## RECORD LIST

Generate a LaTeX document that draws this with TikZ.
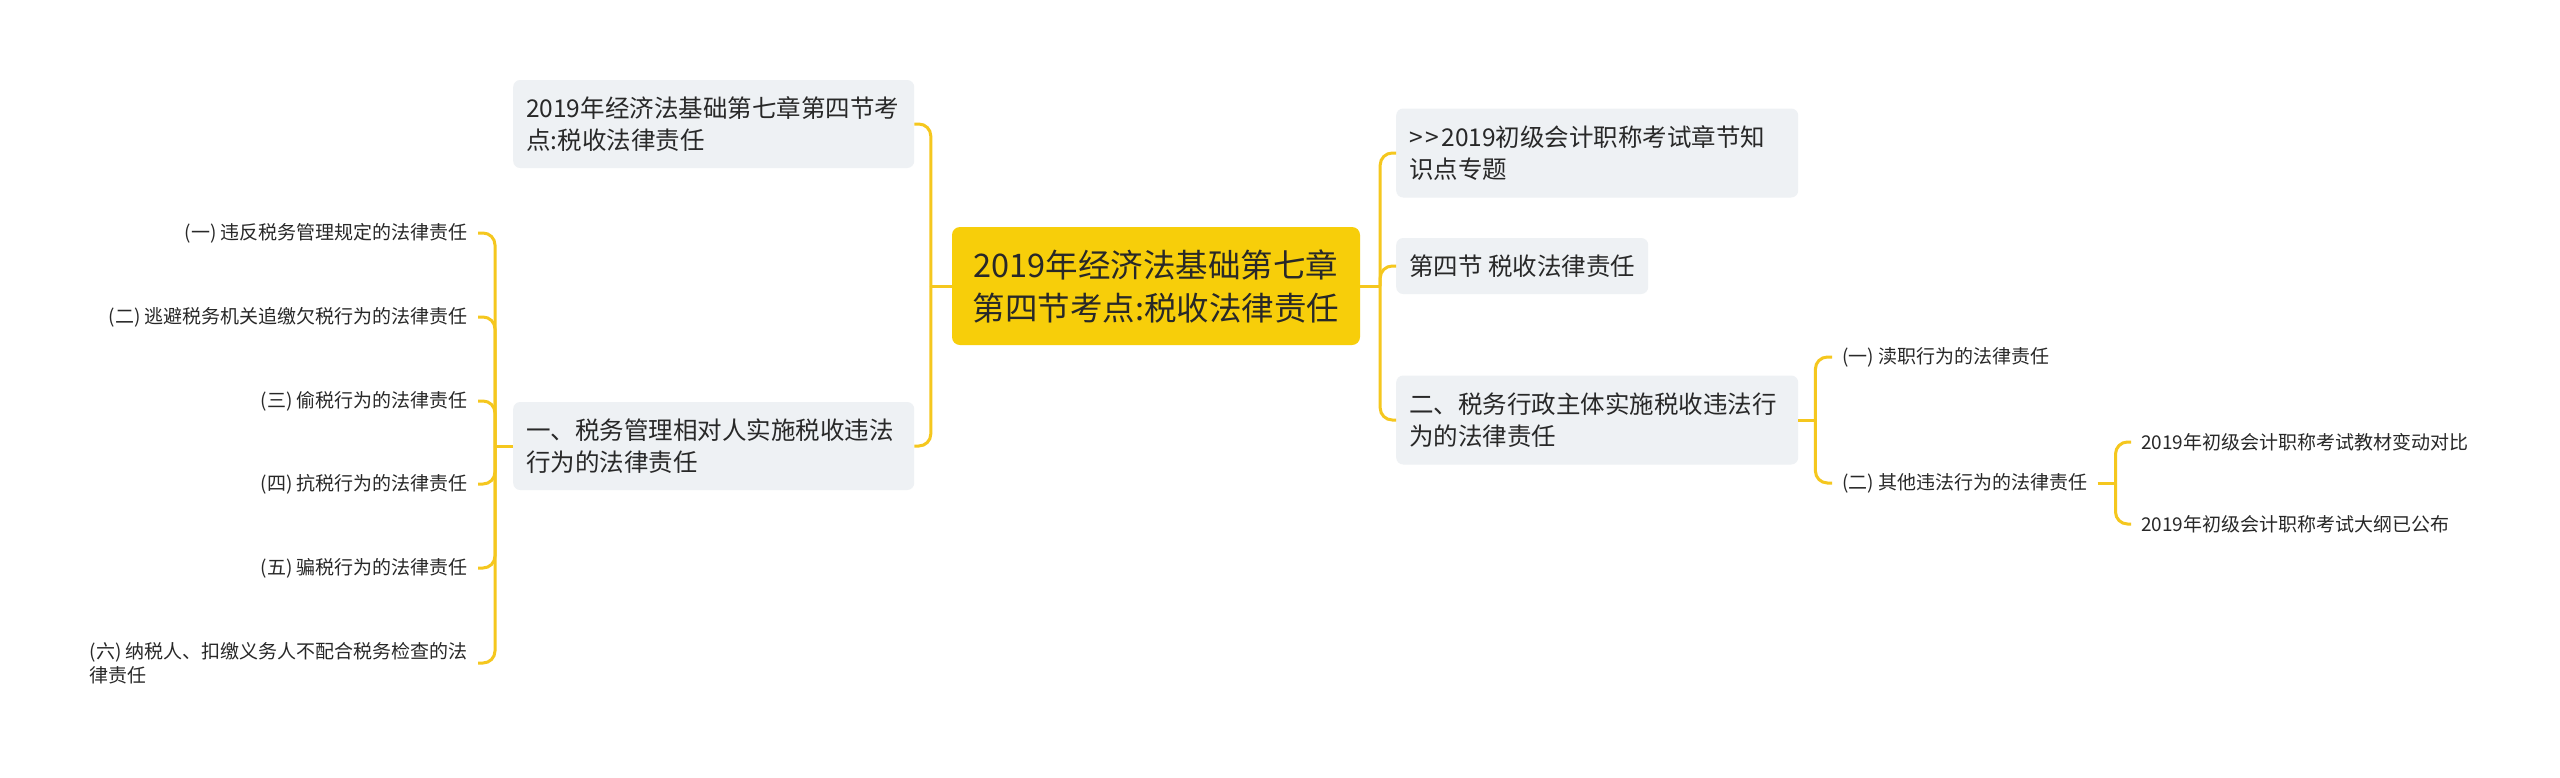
\documentclass[tikz,border=0pt]{standalone}
\usepackage{fontspec}
\setmainfont{Noto Sans CJK SC}
\usepackage{tikz}
\usetikzlibrary{positioning,calc}
\definecolor{rootyellow}{RGB}{247,206,10}
\definecolor{linkyellow}{RGB}{245,199,30}
\definecolor{boxgray}{RGB}{238,241,244}
\definecolor{txt}{RGB}{40,40,40}

\begin{document}
\begin{tikzpicture}[x=1pt,y=-1pt,
  rootbox/.style={fill=rootyellow, rounded corners=8pt, text=txt, align=center,
    font=\fontsize{32.5}{43}\selectfont, minimum width=408pt, minimum height=118pt, inner sep=0pt},
  topicbox/.style={fill=boxgray, rounded corners=7pt, text=txt, align=left, anchor=west,
    font=\fontsize{24.5}{32}\selectfont, inner xsep=13pt, inner ysep=0pt},
  leaf/.style={text=txt, font=\fontsize{19}{24}\selectfont, inner xsep=10pt, inner ysep=0pt},
  link/.style={draw=linkyellow, line width=3pt, rounded corners=12pt}]
    \fill[white] (0,0) rectangle (2560,777);
    \useasboundingbox (0,0) rectangle (2560,777);

    \node[rootbox] (root) at (1156,286) {2019年经济法基础第七章\\第四节考点:税收法律责任};

    \node[topicbox, text width=375pt, minimum height=88pt] (lb1) at (513,124) {2019年经济法基础第七章第四节考\\点:税收法律责任};
    \node[topicbox, text width=375pt, minimum height=88pt] (lb2) at (513,446) {一、税务管理相对人实施税收违法\\行为的法律责任};
    \node[topicbox, text width=376pt, minimum height=89pt] (rb1) at (1396,153) {>\kern3pt>\kern2pt2019初级会计职称考试章节知\\识点专题};
    \node[topicbox, minimum height=56pt] (rb2) at (1396,266) {第四节 税收法律责任};
    \node[topicbox, text width=376pt, minimum height=89pt] (rb3) at (1396,420) {二、税务行政主体实施税收违法行\\为的法律责任};

    \node[leaf, anchor=east] (ll1) at (478,233) {(一) 违反税务管理规定的法律责任};
    \node[leaf, anchor=east] (ll2) at (478,317) {(二) 逃避税务机关追缴欠税行为的法律责任};
    \node[leaf, anchor=east] (ll3) at (478,401) {(三) 偷税行为的法律责任};
    \node[leaf, anchor=east] (ll4) at (478,484) {(四) 抗税行为的法律责任};
    \node[leaf, anchor=east] (ll5) at (478,568) {(五) 骗税行为的法律责任};
    \node[leaf, anchor=east, align=left] (ll6) at (478,663) {(六) 纳税人、扣缴义务人不配合税务检查的法\\律责任};

    \node[leaf, anchor=west] (rl1) at (1832,357) {(一) 渎职行为的法律责任};
    \node[leaf, anchor=west] (rl2) at (1832,483) {(二) 其他违法行为的法律责任};

    \node[leaf, anchor=west] (rs1) at (2131,442) {2019年初级会计职称考试教材变动对比};
    \node[leaf, anchor=west] (rs2) at (2131,524) {2019年初级会计职称考试大纲已公布};

    \coordinate (jl) at ($(root.west)+(-21,0)$);
    \coordinate (jr) at ($(root.east)+(20,0)$);
    \coordinate (jll) at ($(lb2.west)+(-18,0)$);
    \coordinate (jrr) at ($(rb3.east)+(17,0)$);
    \coordinate (jrs) at ($(rl2.east)+(18,0)$);

    \draw[link] (root.west) -- (jl);
    \draw[link] (jl) |- (lb1.east);
    \draw[link] (jl) |- (lb2.east);
    \draw[link] (root.east) -- (jr);
    \foreach \n in {1,2,3}
        \draw[link] (jr) |- (rb\n.west);

    \draw[link] (lb2.west) -- (jll);
    \foreach \n in {1,...,6}
        \draw[link] (jll) |- (ll\n.east);

    \draw[link] (rb3.east) -- (jrr);
    \draw[link] (jrr) |- (rl1.west);
    \draw[link] (jrr) |- (rl2.west);

    \draw[link] (rl2.east) -- (jrs);
    \draw[link] (jrs) |- (rs1.west);
    \draw[link] (jrs) |- (rs2.west);
\end{tikzpicture}
\end{document}
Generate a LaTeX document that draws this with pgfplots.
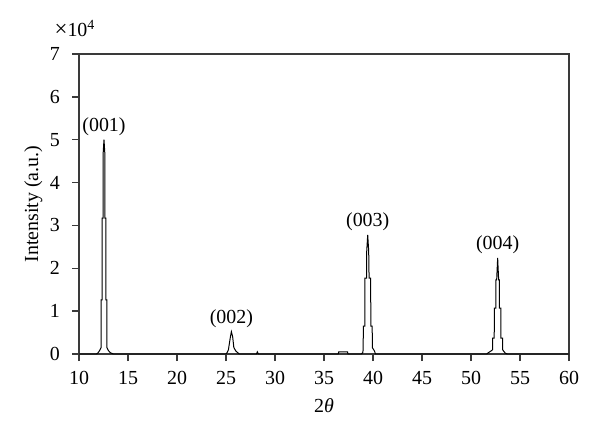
\documentclass[border=0pt]{standalone}
\usepackage{fontspec}
\setmainfont{Liberation Serif}
\usepackage{pgfplots}
\pgfplotsset{compat=1.18}
\definecolor{axgray}{HTML}{3A3A3A}
\begin{document}
\begin{tikzpicture}
\begin{axis}[
  scale only axis,
  width=245bp, height=150bp,
  xmin=10, xmax=60, ymin=0, ymax=70000,
  xtick={10,15,...,60},
  ytick={0,10000,20000,30000,40000,50000,60000,70000},
  yticklabels={0,1,2,3,4,5,6,7},
  scaled y ticks=false,
  tick align=outside,
  xtick pos=bottom, ytick pos=left,
  major tick length=3.5bp,
  axis line style={axgray, line width=0.75bp},
  every tick/.style={axgray, line width=0.75bp},
  tick label style={font=\fontsize{10}{12}\selectfont},
  yticklabel style={xshift=-2.5bp},
  xticklabel style={yshift=-1.5bp},
  /pgf/number format/assume math mode=true,
  xlabel={2\textit{θ}},
  ylabel={Intensity (a.u.)},
  label style={font=\fontsize{10}{12}\selectfont},
  ylabel style={yshift=-3bp},
  clip=false,
]
\addplot[black, line width=0.5bp] coordinates {
(10,0) (11.8,0) (11.95,300) (12.1,800) (12.25,1500) (12.26,12600) (12.35,12600) (12.36,31700) (12.45,31700) (12.47,47000) (12.55,50000) (12.63,47000) (12.65,31700) (12.74,31700) (12.75,12600) (12.84,12600) (12.85,1500) (13.0,800) (13.2,300) (13.5,0)
(25.0,0) (25.1,300) (25.25,1000) (25.3,1800) (25.45,4000) (25.55,5200) (25.68,4000) (25.8,1500) (26.0,700) (26.25,200) (26.35,0)
(28.1,0) (28.2,500) (28.3,0)
(36.45,0) (36.5,500) (37.4,500) (37.45,0)
(38.8,0) (38.95,300) (39.0,1000) (39.01,6500) (39.17,6500) (39.18,17700) (39.34,17700) (39.36,24000) (39.46,27800) (39.56,24000) (39.6,17700) (39.76,17700) (39.78,6500) (39.92,6500) (39.93,1500) (40.15,700) (40.25,0)
(51.6,0) (51.77,300) (52.1,800) (52.2,1000) (52.21,3700) (52.37,3700) (52.38,10700) (52.54,10700) (52.55,17300) (52.62,17300) (52.72,22400) (52.82,17300) (52.89,17300) (52.9,10700) (53.05,10700) (53.06,3700) (53.22,3700) (53.23,1000) (53.35,600) (53.5,200) (53.7,0)
(60,0)
};
\node[anchor=south, inner sep=2bp] at (axis cs:12.55,50000) {(001)};
\node[anchor=south, inner sep=2bp] at (axis cs:25.55,5200) {(002)};
\node[anchor=south, inner sep=2bp] at (axis cs:39.46,27800) {(003)};
\node[anchor=south, inner sep=2bp] at (axis cs:52.72,22400) {(004)};
\node[anchor=base, inner sep=0pt, font=\fontsize{10}{12}\selectfont] at ([yshift=8.5bp,xshift=-2bp]rel axis cs:0,1) {\fontsize{11.5}{12}\selectfont×\fontsize{10}{12}\selectfont10\textsuperscript{4}};
\coordinate (ll) at (rel axis cs:0,0);
\coordinate (ur) at (rel axis cs:1,1);
\end{axis}
\pgfresetboundingbox
\path[use as bounding box] ([shift={(-39.5bp,-41.5bp)}]ll) rectangle ([shift={(15.5bp,27bp)}]ur);
\end{tikzpicture}
\end{document}
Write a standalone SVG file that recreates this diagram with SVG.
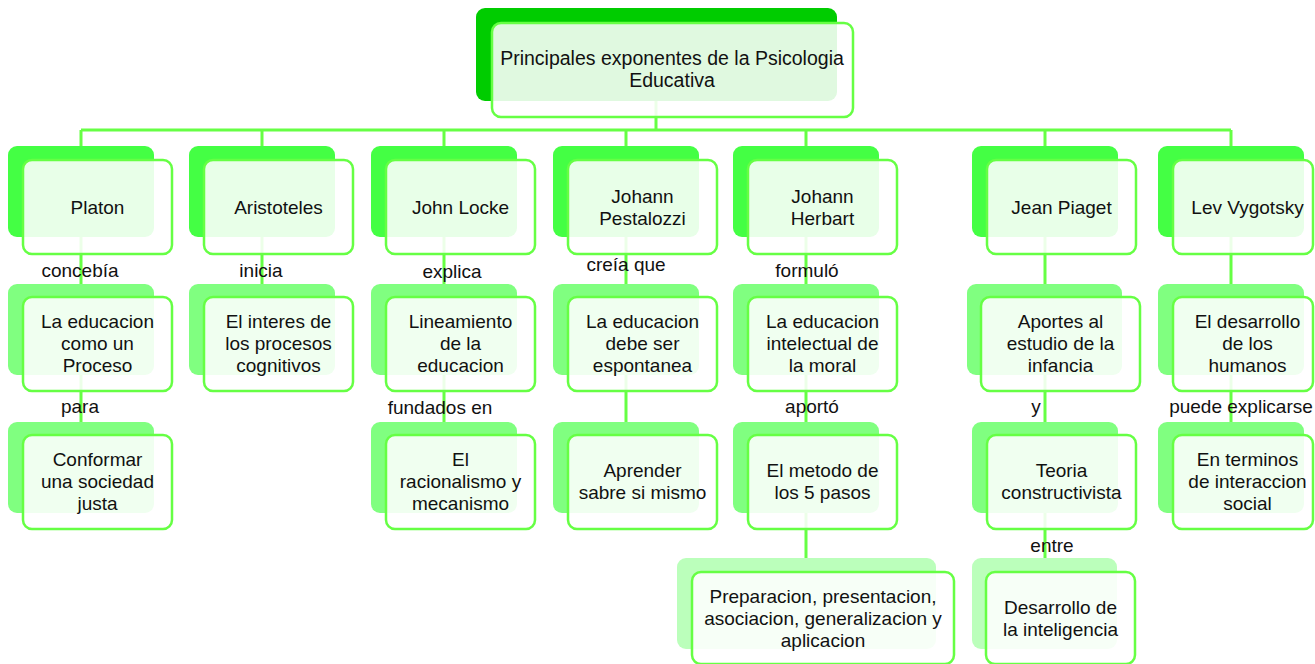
<svg xmlns="http://www.w3.org/2000/svg" width="1315" height="664" viewBox="0 0 1315 664">
<style>
  .bk0{fill:#00CC00}
  .bk1{fill:#44FF44}
  .bk2{fill:#80FF80}
  .bk4{fill:#BBFFBB}
  .fr{fill:#FFFFFF;fill-opacity:0.88;stroke:#66FF44;stroke-width:2.5}
  .t{font-family:"Liberation Sans",Arial,sans-serif;font-size:19px;fill:#111;text-anchor:middle}
  .top{font-size:19.5px}
  .lbl{font-family:"Liberation Sans",Arial,sans-serif;font-size:19px;fill:#111;text-anchor:middle}
  .c{stroke:#66FF44;stroke-width:3;fill:none}
</style>
<rect width="1315" height="664" fill="#FFFFFF"/>

<g id="connectors">
  <path class="c" d="M656,101 V130 M81,130 H1231"/>
  <path class="c" d="M81,130 V146 M262,130 V146 M444,130 V146 M626,130 V146 M806,130 V146 M1045,130 V146 M1231,130 V146"/>
  <path class="c" d="M81,237 V284 M262,237 V284 M444,237 V284 M626,237 V284 M806,237 V284 M1045,237 V284 M1231,237 V284"/>
  <path class="c" d="M81,375 V422 M444,375 V422 M626,375 V422 M806,375 V422 M1045,375 V422 M1231,375 V422"/>
  <path class="c" d="M806,513 V558 M1045,513 V558"/>
</g>

<g id="n-top">
  <rect class="bk0" x="476" y="8" width="361" height="93" rx="9"/>
  <rect class="fr" x="492" y="23" width="361" height="94" rx="9"/>
  <text class="t top"><tspan x="672" y="65">Principales exponentes de la Psicologia</tspan><tspan x="672" y="87">Educativa</tspan></text>
</g>

<g id="n-platon">
  <rect class="bk1" x="8" y="146" width="146" height="91" rx="9"/>
  <rect class="fr" x="23" y="160" width="149" height="94" rx="9"/>
  <text class="t" x="97.5" y="213.5">Platon</text>
</g>
<g id="n-aristoteles">
  <rect class="bk1" x="189" y="146" width="146" height="91" rx="9"/>
  <rect class="fr" x="204" y="160" width="149" height="94" rx="9"/>
  <text class="t" x="278.5" y="213.5">Aristoteles</text>
</g>
<g id="n-locke">
  <rect class="bk1" x="371" y="146" width="146" height="91" rx="9"/>
  <rect class="fr" x="386" y="160" width="149" height="94" rx="9"/>
  <text class="t" x="460.5" y="213.5">John Locke</text>
</g>
<g id="n-pestalozzi">
  <rect class="bk1" x="553" y="146" width="146" height="91" rx="9"/>
  <rect class="fr" x="568" y="160" width="149" height="94" rx="9"/>
  <text class="t"><tspan x="642.5" y="202.5">Johann</tspan><tspan x="642.5" y="224.5">Pestalozzi</tspan></text>
</g>
<g id="n-herbart">
  <rect class="bk1" x="733" y="146" width="146" height="91" rx="9"/>
  <rect class="fr" x="748" y="160" width="149" height="94" rx="9"/>
  <text class="t"><tspan x="822.5" y="202.5">Johann</tspan><tspan x="822.5" y="224.5">Herbart</tspan></text>
</g>
<g id="n-piaget">
  <rect class="bk1" x="972" y="146" width="146" height="91" rx="9"/>
  <rect class="fr" x="987" y="160" width="149" height="94" rx="9"/>
  <text class="t" x="1061.5" y="213.5">Jean Piaget</text>
</g>
<g id="n-vygotsky">
  <rect class="bk1" x="1158" y="146" width="146" height="91" rx="9"/>
  <rect class="fr" x="1173" y="160" width="140" height="94" rx="9"/>
  <text class="t" x="1247.5" y="213.5">Lev Vygotsky</text>
</g>

<g id="n-educacion-proceso">
  <rect class="bk2" x="8" y="284" width="146" height="91" rx="9"/>
  <rect class="fr" x="23" y="297" width="149" height="94" rx="9"/>
  <text class="t"><tspan x="97.5" y="328">La educacion</tspan><tspan x="97.5" y="350">como un</tspan><tspan x="97.5" y="372">Proceso</tspan></text>
</g>
<g id="n-interes">
  <rect class="bk2" x="189" y="284" width="146" height="91" rx="9"/>
  <rect class="fr" x="204" y="297" width="149" height="94" rx="9"/>
  <text class="t"><tspan x="278.5" y="328">El interes de</tspan><tspan x="278.5" y="350">los procesos</tspan><tspan x="278.5" y="372">cognitivos</tspan></text>
</g>
<g id="n-lineamiento">
  <rect class="bk2" x="371" y="284" width="146" height="91" rx="9"/>
  <rect class="fr" x="386" y="297" width="149" height="94" rx="9"/>
  <text class="t"><tspan x="460.5" y="328">Lineamiento</tspan><tspan x="460.5" y="350">de la</tspan><tspan x="460.5" y="372">educacion</tspan></text>
</g>
<g id="n-espontanea">
  <rect class="bk2" x="553" y="284" width="146" height="91" rx="9"/>
  <rect class="fr" x="568" y="297" width="149" height="94" rx="9"/>
  <text class="t"><tspan x="642.5" y="328">La educacion</tspan><tspan x="642.5" y="350">debe ser</tspan><tspan x="642.5" y="372">espontanea</tspan></text>
</g>
<g id="n-intelectual">
  <rect class="bk2" x="733" y="284" width="146" height="91" rx="9"/>
  <rect class="fr" x="748" y="297" width="149" height="94" rx="9"/>
  <text class="t"><tspan x="822.5" y="328">La educacion</tspan><tspan x="822.5" y="350">intelectual de</tspan><tspan x="822.5" y="372">la moral</tspan></text>
</g>
<g id="n-aportes">
  <rect class="bk2" x="967" y="284" width="155" height="91" rx="9"/>
  <rect class="fr" x="981" y="297" width="159" height="94" rx="9"/>
  <text class="t"><tspan x="1060.5" y="328">Aportes al</tspan><tspan x="1060.5" y="350">estudio de la</tspan><tspan x="1060.5" y="372">infancia</tspan></text>
</g>
<g id="n-desarrollo-humanos">
  <rect class="bk2" x="1158" y="284" width="146" height="91" rx="9"/>
  <rect class="fr" x="1173" y="297" width="140" height="94" rx="9"/>
  <text class="t"><tspan x="1247.5" y="328">El desarrollo</tspan><tspan x="1247.5" y="350">de los</tspan><tspan x="1247.5" y="372">humanos</tspan></text>
</g>

<g id="n-conformar">
  <rect class="bk2" x="8" y="422" width="146" height="91" rx="9"/>
  <rect class="fr" x="23" y="435" width="149" height="94" rx="9"/>
  <text class="t"><tspan x="97.5" y="466">Conformar</tspan><tspan x="97.5" y="488">una sociedad</tspan><tspan x="97.5" y="510">justa</tspan></text>
</g>
<g id="n-racionalismo">
  <rect class="bk2" x="371" y="422" width="146" height="91" rx="9"/>
  <rect class="fr" x="386" y="435" width="149" height="94" rx="9"/>
  <text class="t"><tspan x="460.5" y="466">El</tspan><tspan x="460.5" y="488">racionalismo y</tspan><tspan x="460.5" y="510">mecanismo</tspan></text>
</g>
<g id="n-aprender">
  <rect class="bk2" x="553" y="422" width="146" height="91" rx="9"/>
  <rect class="fr" x="568" y="435" width="149" height="94" rx="9"/>
  <text class="t"><tspan x="642.5" y="477">Aprender</tspan><tspan x="642.5" y="499">sabre si mismo</tspan></text>
</g>
<g id="n-metodo">
  <rect class="bk2" x="733" y="422" width="146" height="91" rx="9"/>
  <rect class="fr" x="748" y="435" width="149" height="94" rx="9"/>
  <text class="t"><tspan x="822.5" y="477">El metodo de</tspan><tspan x="822.5" y="499">los 5 pasos</tspan></text>
</g>
<g id="n-teoria">
  <rect class="bk2" x="972" y="422" width="146" height="91" rx="9"/>
  <rect class="fr" x="987" y="435" width="149" height="94" rx="9"/>
  <text class="t"><tspan x="1061.5" y="477">Teoria</tspan><tspan x="1061.5" y="499">constructivista</tspan></text>
</g>
<g id="n-interaccion">
  <rect class="bk2" x="1158" y="422" width="146" height="91" rx="9"/>
  <rect class="fr" x="1173" y="435" width="140" height="94" rx="9"/>
  <text class="t"><tspan x="1247.5" y="466">En terminos</tspan><tspan x="1247.5" y="488">de interaccion</tspan><tspan x="1247.5" y="510">social</tspan></text>
</g>

<g id="n-pasos">
  <rect class="bk4" x="677" y="558" width="259" height="91" rx="9"/>
  <rect class="fr" x="692" y="572" width="262" height="92" rx="9"/>
  <text class="t"><tspan x="823" y="603">Preparacion, presentacion,</tspan><tspan x="823" y="625">asociacion, generalizacion y</tspan><tspan x="823" y="647">aplicacion</tspan></text>
</g>
<g id="n-inteligencia">
  <rect class="bk4" x="972" y="558" width="145" height="91" rx="9"/>
  <rect class="fr" x="986" y="572" width="149" height="92" rx="9"/>
  <text class="t"><tspan x="1060.5" y="614">Desarrollo de</tspan><tspan x="1060.5" y="636">la inteligencia</tspan></text>
</g>

<g id="labels">
  <text class="lbl" x="80" y="277">concebía</text>
  <text class="lbl" x="261" y="277">inicia</text>
  <text class="lbl" x="452" y="278">explica</text>
  <text class="lbl" x="626" y="271">creía que</text>
  <text class="lbl" x="807" y="277">formuló</text>
  <text class="lbl" x="80" y="413">para</text>
  <text class="lbl" x="440" y="414">fundados en</text>
  <text class="lbl" x="812" y="413">aportó</text>
  <text class="lbl" x="1036" y="413">y</text>
  <text class="lbl" x="1241" y="413">puede explicarse</text>
  <text class="lbl" x="1052" y="552">entre</text>
</g>
</svg>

## YOUR INSTRUCTIONS
Quote only what lies between the first line of the records and the line containing "(root) at (1156,286)", please, including both lines and excluding images.

## THE SOLUTION
Generate a LaTeX document that draws this with TikZ.
\documentclass[tikz,border=0pt]{standalone}
\usepackage{fontspec}
\setmainfont{Noto Sans CJK SC}
\usepackage{tikz}
\usetikzlibrary{positioning,calc}
\definecolor{rootyellow}{RGB}{247,206,10}
\definecolor{linkyellow}{RGB}{245,199,30}
\definecolor{boxgray}{RGB}{238,241,244}
\definecolor{txt}{RGB}{40,40,40}

\begin{document}
\begin{tikzpicture}[x=1pt,y=-1pt,
  rootbox/.style={fill=rootyellow, rounded corners=8pt, text=txt, align=center,
    font=\fontsize{32.5}{43}\selectfont, minimum width=408pt, minimum height=118pt, inner sep=0pt},
  topicbox/.style={fill=boxgray, rounded corners=7pt, text=txt, align=left, anchor=west,
    font=\fontsize{24.5}{32}\selectfont, inner xsep=13pt, inner ysep=0pt},
  leaf/.style={text=txt, font=\fontsize{19}{24}\selectfont, inner xsep=10pt, inner ysep=0pt},
  link/.style={draw=linkyellow, line width=3pt, rounded corners=12pt}]
    \fill[white] (0,0) rectangle (2560,777);
    \useasboundingbox (0,0) rectangle (2560,777);

    \node[rootbox] (root) at (1156,286) {2019年经济法基础第七章\\第四节考点:税收法律责任};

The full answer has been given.